The best way to arrive in the St Mark’s Square, the pulsing heart of Venice, has
always been by boat – and today, the ferry trip is still a great travel experience.
Despite the crowds and the feral pigeons that occupy the square, we can easily imagine
what landing in the piazza might have been like in the late Renaissance, when Venice
was at its height of opulence. Back then, the approach was a dazzling explosion
of color: the palazzos that lined the Grand Canal were new and gleaming with fresh
paint, golden flourishes and fine marble statuary. The waterfront was jammed with
extravagantly-decorated galleys loaded with cargos from Asia, Egypt, Spain, Britain,
even Iceland. Travelers would step onto dry land more or less where the ferry stop
is today, and first enter the Piazetta or “little square” of San Marco. They would
carefully skirt the two columns erected in 1100s – Venetians were superstitious
about walking between them, since criminals had once been strung up here. And just
like today, visitors would have been almost overwhelmed by the splendid structures
that encircled them, a competing mix of Gothic, Romanesque and Byzantine styles,
all adorned glittering mosaics and the spoils of Venice’s military conquests. Even
the square’s name, San Marco, refers to a brazen theft: the bones of Saint Mark
were pilfered from Egypt by merchants in the 9th century AD and buried in the Basilica.
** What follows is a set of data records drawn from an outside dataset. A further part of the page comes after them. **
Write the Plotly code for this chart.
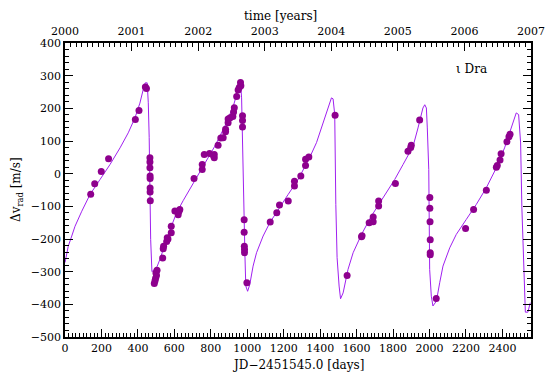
import plotly.graph_objects as go

# ---- data ----
model_day = [0, 18, 37, 55, 92, 137, 192, 247, 302, 347, 384, 411, 429, 440, 451, 457, 462, 470, 477,
             505, 521, 540, 565, 590, 612, 649, 686, 722, 768, 822, 877, 923, 950, 963, 969, 974, 980,
             987, 992, 1002, 1014, 1032, 1051, 1087, 1124, 1169, 1224, 1279, 1325, 1343, 1380, 1416,
             1444, 1462, 1471, 1480, 1486, 1493, 1504, 1512, 1526, 1553, 1581, 1627, 1681, 1745, 1809,
             1855, 1910, 1937, 1964, 1974, 1983, 1988, 1996, 2001, 2010, 2019, 2038, 2056, 2074, 2111,
             2147, 2202, 2257, 2312, 2367, 2412, 2449, 2476, 2489, 2500, 2507, 2516, 2526, 2540, 2553]
model_v = [-272, -222, -191, -161, -115, -64, -18, 28, 79, 125, 171, 216, 257, 278, 278, 217, 110, -201, -300,
           -285, -262, -228, -190, -152, -120, -82, -46, -13, 33, 84, 145, 206, 257, 278, 232, 79, -64,
           -242, -344, -360, -339, -283, -242, -191, -150, -110, -64, -18, 28, 50, 95, 155,
           206, 232, 229, 181, -94, -257, -344, -383, -365, -293, -242, -186, -130, -74, -18,
           28, 84, 140, 201, 211, 201, 140, 13, -293, -375, -405, -390, -334, -283, -227,
           -186, -140, -94, -43, 18, 79, 140, 186, 181, 94, -105, -293, -424, -424, -395]

obs_day = [141, 163, 199, 239, 386, 406, 441, 447, 466, 466, 466, 467, 467, 467, 467, 468,
           490, 494, 497, 502, 499, 505, 536, 539, 541, 558, 565, 561, 583, 583, 603, 621, 625, 630,
           708, 753, 753, 764, 793, 819, 819, 815, 840, 855, 868, 881, 881, 895, 895, 906, 921, 925,
           929, 942, 950, 956, 965, 963, 974, 974, 974, 983, 983, 984, 985, 985, 998,
           1126, 1162, 1177, 1225, 1259, 1259, 1294, 1320, 1320, 1338,
           1482, 1548, 1627, 1630, 1669, 1691, 1691, 1721, 1721, 1813, 1882, 1897, 1900, 1946,
           2002, 2002, 2003, 2004, 2004, 2004, 2037, 2198, 2242, 2312, 2367, 2372, 2387, 2393,
           2425, 2436, 2442]
obs_v = [-63, -31, 7, 46, 166, 193, 265, 261, 49, 36, 18, -7, -15, -44, -56, -83,
         -336, -328, -320, -312, -304, -296, -258, -230, -222, -208, -200, -196, -181, -161, -114, -126, -116, -110,
         -15, 13, 28, 59, 62, 59, 49, 55, 87, 109, 110, 128, 136, 156, 167, 171, 175, 189,
         202, 236, 256, 264, 269, 279, 177, 163, 143, -141, -179, -222, -232, -242, -334,
         -148, -120, -96, -84, -38, -23, -7, 25, 44, 51,
         179, -312, -193, -190, -150, -147, -133, -99, -84, -30, 69, 80, 87, 164,
         -73, -106, -147, -202, -242, -248, -382, -168, -110, -51, 20, 25, 42, 61,
         98, 113, 121]

year_ticks = [2000, 2001, 2002, 2003, 2004, 2005, 2006, 2007]
x_range = [0, 2557]
y_range = [-500, 400]


def day_to_year(d):
    return 2000 + d / 365.25


FONT = "DejaVu Serif"
LINE_C = "#A020F0"
DOT_C = "#8E008E"

fig = go.Figure()
fig.add_trace(go.Scatter(x=model_day, y=model_v, mode="lines",
                         line=dict(color=LINE_C, width=1), showlegend=False, hoverinfo="skip"))
fig.add_trace(go.Scatter(x=obs_day, y=obs_v, mode="markers",
                         marker=dict(color=DOT_C, size=7, symbol="circle", line=dict(width=0)),
                         showlegend=False))
# invisible traces to activate top / right axes
fig.add_trace(go.Scatter(x=[day_to_year(x_range[0])], y=[y_range[0]], xaxis="x2", yaxis="y",
                         mode="markers", marker=dict(opacity=0), showlegend=False, hoverinfo="skip"))
fig.add_trace(go.Scatter(x=[x_range[0]], y=[y_range[0]], xaxis="x", yaxis="y2",
                         mode="markers", marker=dict(opacity=0), showlegend=False, hoverinfo="skip"))

tickfont = dict(family=FONT, size=11, color="black")
common = dict(showgrid=False, zeroline=False, showline=True, linecolor="black", linewidth=1.5,
              ticks="inside", tickcolor="black", tickwidth=1.2, ticklen=8, tickfont=tickfont,
              automargin=False)
minor = dict(ticklen=4, ticks="inside", tickcolor="black", tickwidth=1)

fig.update_layout(
    width=557, height=383,
    margin=dict(l=65, r=26, t=43, b=46),
    paper_bgcolor="white", plot_bgcolor="white",
    xaxis=dict(range=x_range, dtick=200, tick0=0, minor=dict(dtick=20, **minor), **common),
    xaxis2=dict(overlaying="x", side="top",
                range=[day_to_year(x_range[0]), day_to_year(x_range[1])],
                tickvals=year_ticks, ticktext=[str(y) for y in year_ticks],
                ticklabelstandoff=2,
                minor=dict(dtick=1 / 12, tick0=2000, **minor), **common),
    yaxis=dict(range=y_range, dtick=100, tick0=0, minor=dict(dtick=20, **minor), **common),
    yaxis2=dict(overlaying="y", side="right", range=y_range, dtick=100, tick0=0, showticklabels=False,
                minor=dict(dtick=20, **minor), **common),
    annotations=[
        dict(text="JD\u22122451545.0 [days]", xref="paper", yref="paper", x=0.5, y=0,
             yanchor="middle", xanchor="center", yshift=-28, showarrow=False,
             font=dict(family=FONT, size=12, color="black")),
        dict(text="time [years]", xref="paper", yref="paper", x=0.4635, y=1,
             yanchor="middle", xanchor="center", yshift=27, showarrow=False,
             font=dict(family=FONT, size=12, color="black")),
        dict(text="\u0394v<sub>rad</sub> [m/s]", xref="paper", yref="paper", x=0, y=0.5,
             xanchor="center", yanchor="middle", xshift=-48, textangle=-90, showarrow=False,
             font=dict(family=FONT, size=12, color="black")),
        dict(text="\u03b9 Dra", xref="paper", yref="paper", x=(471 - 65) / 466, y=1,
             xanchor="center", yanchor="middle", yshift=-26, showarrow=False,
             font=dict(family=FONT, size=12, color="black")),
    ],
)

fig.write_html("out.html",
               config={"displayModeBar": False},
               post_script="document.body.style.margin='0';document.body.style.padding='0';"
                           "document.body.style.overflow='hidden';")
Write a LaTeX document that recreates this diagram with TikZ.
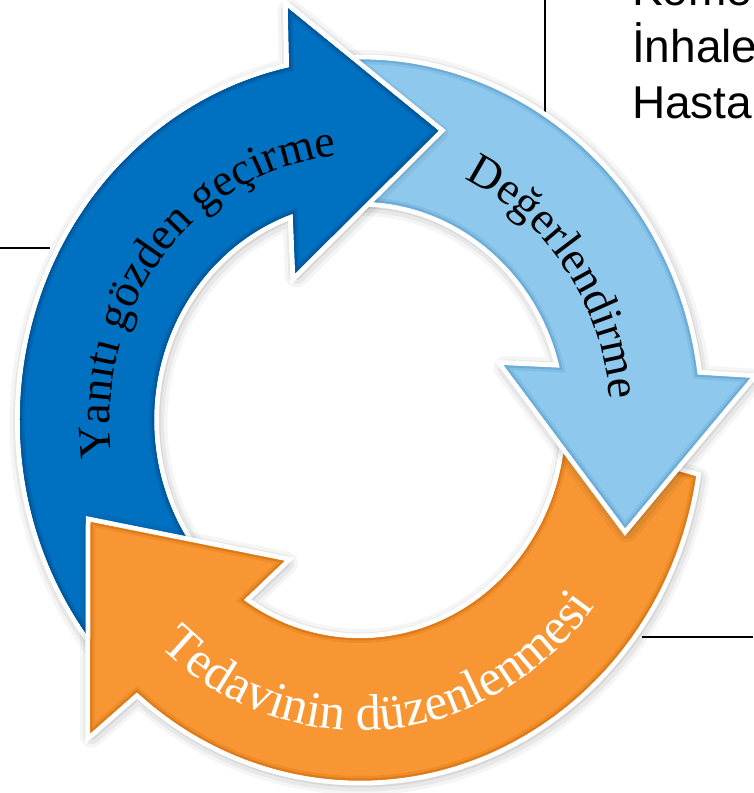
\documentclass[tikz,border=0pt]{standalone}
\usepackage{fontspec}
\setmainfont{Liberation Serif}
\newfontfamily\arcfont{Liberation Serif}
\newfontfamily\sansf{Liberation Sans}
\usetikzlibrary{decorations.text}
\definecolor{cblue}{RGB}{0,112,192}
\definecolor{cblueM}{RGB}{0,102,178}
\definecolor{cblueR}{RGB}{0,88,156}
\definecolor{clb}{RGB}{142,201,237}
\definecolor{clbM}{RGB}{128,190,230}
\definecolor{clbR}{RGB}{108,172,214}
\definecolor{corange}{RGB}{247,150,50}
\definecolor{corangeM}{RGB}{238,140,40}
\definecolor{corangeR}{RGB}{222,122,26}
\newcommand\pathBlue{(-140:340 and 360.4) arc[start angle=-140,end angle=-258,x radius=340,y radius=360.4] -- (-259.5:395 and 418.7) -- (-286:284 and 301) -- (-245:153 and 162.2) -- (-251:206 and 218.4) arc[start angle=-251,end angle=-140,x radius=206,y radius=218.4] -- cycle}
\newcommand\headBlue{(-259.5:395 and 418.7) -- (-286:284 and 301) -- (-245:153 and 162.2)}
\newcommand\pathLb{(95:340 and 360.4) arc[start angle=95,end angle=7.2,x radius=340,y radius=360.4] -- (5.8:392 and 415.5) -- (-21:284 and 301) -- (19.7:153 and 162.2) -- (13.8:206 and 218.4) arc[start angle=13.8,end angle=95,x radius=206,y radius=218.4] -- cycle}
\newcommand\pathOr{(-9:340 and 360.4) arc[start angle=-9,end angle=-131,x radius=340,y radius=360.4] -- (-132.4:400 and 424) -- (-160.3:286 and 303) -- (-119.7:153 and 162.2) -- (-124.5:206 and 218.4) arc[start angle=-124.5,end angle=-5,x radius=206,y radius=218.4] -- cycle}
\newcommand\arcA{\arcfont\fontsize{46}{50}\selectfont}
\newcommand\arcB{\arcfont\fontsize{51}{55}\selectfont}
\tikzset{
  shA/.style={draw=black, draw opacity=0.04, line width=24, line join=round, shift={(1.5,-2.5)}},
  shB/.style={draw=black, draw opacity=0.05, line width=17, line join=round, shift={(1.5,-2.5)}},
  shC/.style={draw=black, draw opacity=0.07, line width=11, line join=round, shift={(1,-1.5)}},
  halo/.style={draw=white, fill=white, line width=10},
  rtext/.style={font=\sansf\fontsize{46}{50}\selectfont, inner sep=0pt, anchor=base west, text=black},
  leader/.style={draw=black, line width=2pt}
}
\newcommand\drawArrow[4]{%
  \draw[shA] #1; \draw[shB] #1; \draw[shC] #1;
  \draw[halo] #1;
  \fill[#2] #1;
  \begin{scope}\clip #1; \draw[#3, line width=9] #1; \draw[#4, line width=4] #1; \end{scope}
}
\begin{document}
\begin{tikzpicture}[x=1pt,y=1pt]
\useasboundingbox (0,0) rectangle (753,-793);
\fill[white] (0,0) rectangle (753,-793);
% leader lines
\coordinate (va) at (545,0);
\coordinate (vb) at (545,-118);
\coordinate (ha) at (0,-248);
\coordinate (hb) at (50,-248);
\coordinate (ra) at (642,-637);
\coordinate (rb) at (753,-637);
\draw[leader] (va) -- (vb);
\draw[leader] (ha) -- (hb);
\draw[leader] (ra) -- (rb);
\begin{scope}[shift={(360,-420)}]
  \drawArrow{\pathBlue}{cblue}{cblueM}{cblueR}
  \drawArrow{\pathOr}{corange}{corangeM}{corangeR}
  \drawArrow{\pathLb}{clb}{clbM}{clbR}
  % blue head lies over the light blue tail
  \begin{scope}
    \clip \pathLb;
    \draw[shB] \headBlue; \draw[shC] \headBlue;
  \end{scope}
  \begin{scope}
    \clip (-80,430) rectangle (110,120);
    \draw[halo] \pathBlue;
    \fill[cblue] \pathBlue;
    \begin{scope}\clip \pathBlue; \draw[cblueM, line width=9] \pathBlue; \draw[cblueR, line width=4] \pathBlue; \end{scope}
  \end{scope}
  % labels along the arcs
  \path[decorate, decoration={text along path, text align=center,
      text={|\arcA|Yanıtı gözden geçirme}}]
    (201.3:250 and 265) arc[start angle=201.3, end angle=81.3, x radius=250, y radius=265];
  \path[decorate, decoration={text along path, text align=center,
      text={|\arcA|Değerlendirme}}]
    (95.7:250 and 265) arc[start angle=95.7, end angle=-24.3, x radius=250, y radius=265];
  \path[decorate, decoration={text along path, text align=center, text color=white,
      text={|\arcB|Tedavinin düzenlenmesi}}]
    (-145:293 and 310.6) arc[start angle=-145, end angle=-25, x radius=293, y radius=310.6];
\end{scope}
\node[rtext] (t1) at (632,-5) {Kome};
\node[rtext] (t2) at (632,-62) {İnhale};
\node[rtext] (t3) at (632,-118) {Hasta};
\end{tikzpicture}
\end{document}
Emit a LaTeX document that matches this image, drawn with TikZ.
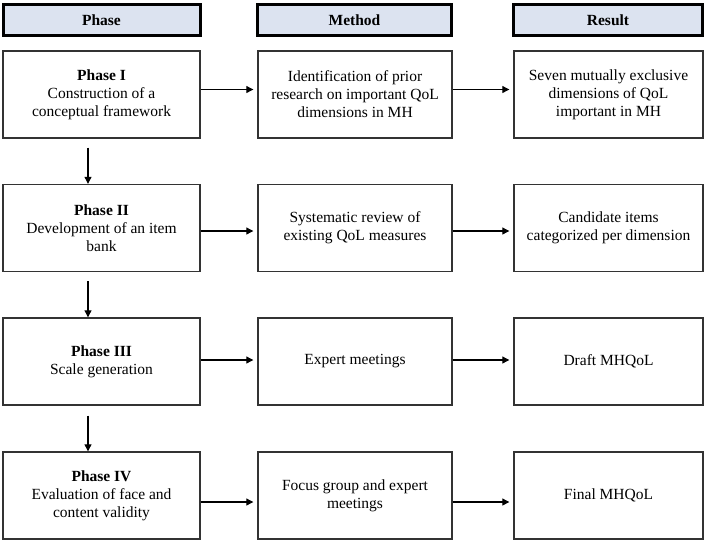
\documentclass[tikz,border=0pt]{standalone}
\usepackage{fontspec}
\setmainfont{Liberation Serif}
\usetikzlibrary{arrows.meta}
\definecolor{hdrfill}{HTML}{DCE3F0}
\definecolor{boxline}{HTML}{333333}
\begin{document}
\begin{tikzpicture}[x=1pt,y=-1pt,
  hdr/.style={draw=black,line width=3pt,fill=hdrfill,inner sep=0pt,
    minimum height=31pt,font=\fontsize{15.5}{18}\selectfont\bfseries,align=center},
  box/.style={draw=boxline,line width=1.4pt,fill=white,inner sep=0pt,
    minimum height=87pt,font=\fontsize{15.5}{18}\selectfont,align=center},
  pw/.style={minimum width=197pt},
  mw/.style={minimum width=194pt},
  rw/.style={minimum width=189pt},
  arr/.style={-{Triangle[length=7pt,width=7pt]},line width=1.1pt,black}]
\useasboundingbox (0,0) rectangle (708,544);
% headers
\node[hdr,pw] (hp) at (101.5,20) {Phase};
\node[hdr,mw] (hm) at (354.5,20) {Method};
\node[hdr,rw] (hr) at (608,20) {Result};
% row 1
\node[box,pw] (p1) at (101.5,94.5) {\textbf{Phase I}\\Construction of a\\conceptual framework};
\node[box,mw] (m1) at (355,94.5) {Identification of prior\\research on important QoL\\dimensions in MH};
\node[box,rw] (r1) at (608.5,94.5) {Seven mutually exclusive\\dimensions of QoL\\important in MH};
% row 2
\node[box,pw] (p2) at (101.5,228) {\textbf{Phase II}\\Development of an item\\bank};
\node[box,mw] (m2) at (355,228) {Systematic review of\\existing QoL measures};
\node[box,rw] (r2) at (608.5,228) {Candidate items\\categorized per dimension};
% row 3
\node[box,pw] (p3) at (101.5,361.5) {\textbf{Phase III}\\Scale generation};
\node[box,mw] (m3) at (355,361.5) {Expert meetings};
\node[box,rw] (r3) at (608.5,361.5) {Draft MHQoL};
% row 4
\node[box,pw] (p4) at (101.5,495.5) {\textbf{Phase IV}\\Evaluation of face and\\content validity};
\node[box,mw] (m4) at (355,495.5) {Focus group and expert\\meetings};
\node[box,rw] (r4) at (608.5,495.5) {Final MHQoL};
% horizontal arrows
\draw[arr,shorten >=4pt] ([yshift=5pt]p1.east) -- ([yshift=5pt]m1.west);
\draw[arr,shorten >=4pt] ([yshift=5pt]m1.east) -- ([yshift=5pt]r1.west);
\draw[arr,shorten >=4pt] ([yshift=-3pt]p2.east) -- ([yshift=-3pt]m2.west);
\draw[arr,shorten >=4pt] ([yshift=-3pt]m2.east) -- ([yshift=-3pt]r2.west);
\draw[arr,shorten >=4pt] ([yshift=1.5pt]p3.east) -- ([yshift=1.5pt]m3.west);
\draw[arr,shorten >=4pt] ([yshift=1.5pt]m3.east) -- ([yshift=1.5pt]r3.west);
\draw[arr,shorten >=4pt] ([yshift=-6.5pt]p4.east) -- ([yshift=-6.5pt]m4.west);
\draw[arr,shorten >=4pt] ([yshift=-6.5pt]m4.east) -- ([yshift=-6.5pt]r4.west);
% vertical arrows
\draw[arr,shorten <=9pt] ([xshift=-13.5pt]p1.south) -- ([xshift=-13.5pt]p2.north);
\draw[arr,shorten <=9pt] ([xshift=-13.5pt]p2.south) -- ([xshift=-13.5pt]p3.north);
\draw[arr,shorten <=10pt] ([xshift=-13.5pt]p3.south) -- ([xshift=-13.5pt]p4.north);
\end{tikzpicture}
\end{document}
Thus, setting Venice up as one of Europe’s top pilgrimage sites and guaranteeing
the city a steady tourist income. And the piazza has always been rather chaotic.
A Renaissance traveler would be confronted by armies of merchants selling Oriental
silks and Red Sea pearls. Perfumed courtesans strolled arm in arm with their eminent
admirers and, if one was lucky, a traveler might glimpse one of the three most famous
Venetians, the painter Titian, the architect Sansovino or the ribald writer Pietro
Aretino rushing to one of their bacchanalian parties.